MUSIC LEGEND SIR ELTON JOHN OPENS UP ABOUT HIS CONTENTIOUS RELATIONSHIP WITH HIS MOTHER, HIS NEW BOOK, DRUGS, RECOVERY AND HIS FAREWELL TOUR IN AN INTERVIEW WITH “CBS SUNDAY MORNING”
John Says of Lunch with His Mother: “I Just Said, ‘I Love You, Mum,’ and She Said, ‘I Love You, Too – I Don’t Like You, But I Love You – But I Don’t Like You’”
Music legend Sir Elton John opens up about his life with husband David Furnish, his contentious relationship with his late mother, drugs, recovery and his new autobiography, Me, in an interview with Tracy Smith for CBS SUNDAY MORNING to be broadcast Sunday, Oct. 13 (9:00 AM, ET) on the CBS Television Network.
The 72-year-old entertainer talked with Smith in Vancouver, one stop on his three-year farewell tour.
In the book, he calls his mother “the Cecil B. DeMille of bad moods.” He tells Smith she was hard-working, but he was never sure which version of her would walk through the door. Moreover, no matter how successful he became, he could never please her. They stopped talking for long periods of time.
“She never liked David. She never liked anybody. She never asked to see the children,” John says, referring to his husband and their two sons.
“But I’m glad they didn’t meet her, because she would have criticized them, like she criticized me,” he says. “She couldn’t help herself. She’s a sociopath.”
John tells Smith that he and his mother reconciled before her death in December 2017. He says they had a couple of lunches at his house, but nothing had really changed between them.
“But the only thing that changed was I didn’t lose my temper,” John says. “I knew what was coming, and I let her get on with it. And I just said, ‘I love you, Mum,’ and she said, ‘I love you, too. I don’t like you, but I love you. But I don’t like you.’”

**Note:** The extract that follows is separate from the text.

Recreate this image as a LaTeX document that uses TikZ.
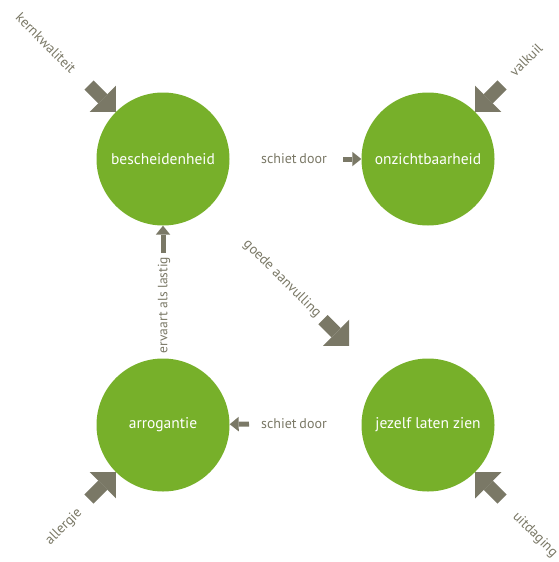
\documentclass[tikz,border=0pt]{standalone}
\usepackage{fontspec}
\setmainfont{PT Sans}
\usetikzlibrary{arrows.meta}
\definecolor{leaf}{RGB}{119,176,42}
\definecolor{olive}{RGB}{122,120,102}
\tikzset{
  quality/.style={circle, fill=leaf, minimum size=133pt, inner sep=0pt,
    text=white, font=\fontsize{15.5}{18}\selectfont},
  relabel/.style={text=olive, inner sep=0pt, font=\fontsize{14}{16}\selectfont},
  bigarrow/.style={draw=olive, line width=13pt,
    -{Triangle[length=18.5pt,width=37pt,line width=0pt]}},
  smallarrow/.style={draw=olive, line width=5pt,
    -{Triangle[length=9pt,width=14.5pt,line width=0pt]}}
}
\begin{document}
\begin{tikzpicture}[x=1pt, y=-1pt]
\useasboundingbox (0,0) rectangle (559,562);

% the four qualities
\node[quality] (besch) at (163,159) {bescheidenheid};
\node[quality] (onz)   at (428,159) {onzichtbaarheid};
\node[quality] (arr)   at (163,425) {arrogantie};
\node[quality] (jz)    at (428,425) {jezelf laten zien};

% outer arrows with their labels
\coordinate (kt) at (89,85);
\coordinate (vt) at (502,85);
\coordinate (at) at (89,499);
\coordinate (ut) at (502,499);
\draw[bigarrow] (kt) -- (besch);
\draw[bigarrow] (vt) -- (onz);
\draw[bigarrow] (at) -- (arr);
\draw[bigarrow] (ut) -- (jz);
\node[relabel, rotate=-45] (lk) at (46,43)   {kernkwaliteit};
\node[relabel, rotate=45]  (lv) at (526,60)  {valkuil};
\node[relabel, rotate=45]  (la) at (64,527)  {allergie};
\node[relabel, rotate=-45] (lu) at (535,535) {uitdaging};

% diagonal relation
\draw[bigarrow, shorten <=160pt, shorten >=45pt] (besch) -- (jz);
\node[relabel, rotate=-45] (lg) at (282,279) {goede aanvulling};

% inner relations
\coordinate (s1) at (343,159);
\coordinate (s2) at (249,424);
\coordinate (s3) at (163,253);
\draw[smallarrow] (s1) -- (onz);
\draw[smallarrow] (s2) -- (arr);
\draw[smallarrow] (s3) -- (besch);
\node[relabel] (ls1) at (294,159) {schiet\hspace{0.2em}door};
\node[relabel] (ls2) at (294,424) {schiet\hspace{0.2em}door};
\node[relabel, rotate=90, font=\fontsize{13.5}{16}\selectfont] (le) at (164,305) {ervaart als lastig};
\end{tikzpicture}
\end{document}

Asked about regrets, John tells Smith it was trying cocaine in 1974. He vomited the first time and yet went back for more. He said he did so because he wanted to be part of the group. Soon, he was hooked.
“It nearly destroyed my soul,” John says. “My soul was black, like a charred piece of steak, until I said, ‘I need help.’ And suddenly a little pilot light in my soul came along going, ‘Yes, I’m still here. I’m still here.’”
He’s been clean and sober for 29 years.
John tells Smith that he wrote the book for his sons.
“I wanted my boys to know what I was like and what happened, so that when I’m not here, they can read the book and read the truth,” John says.
“I just want them to understand what I was like when I went through the journey I had before I had them,” John says. “How they made my life complete. How they’ve, you know, finished the circle. And that, you know, they were the last chapter in an incredible life.”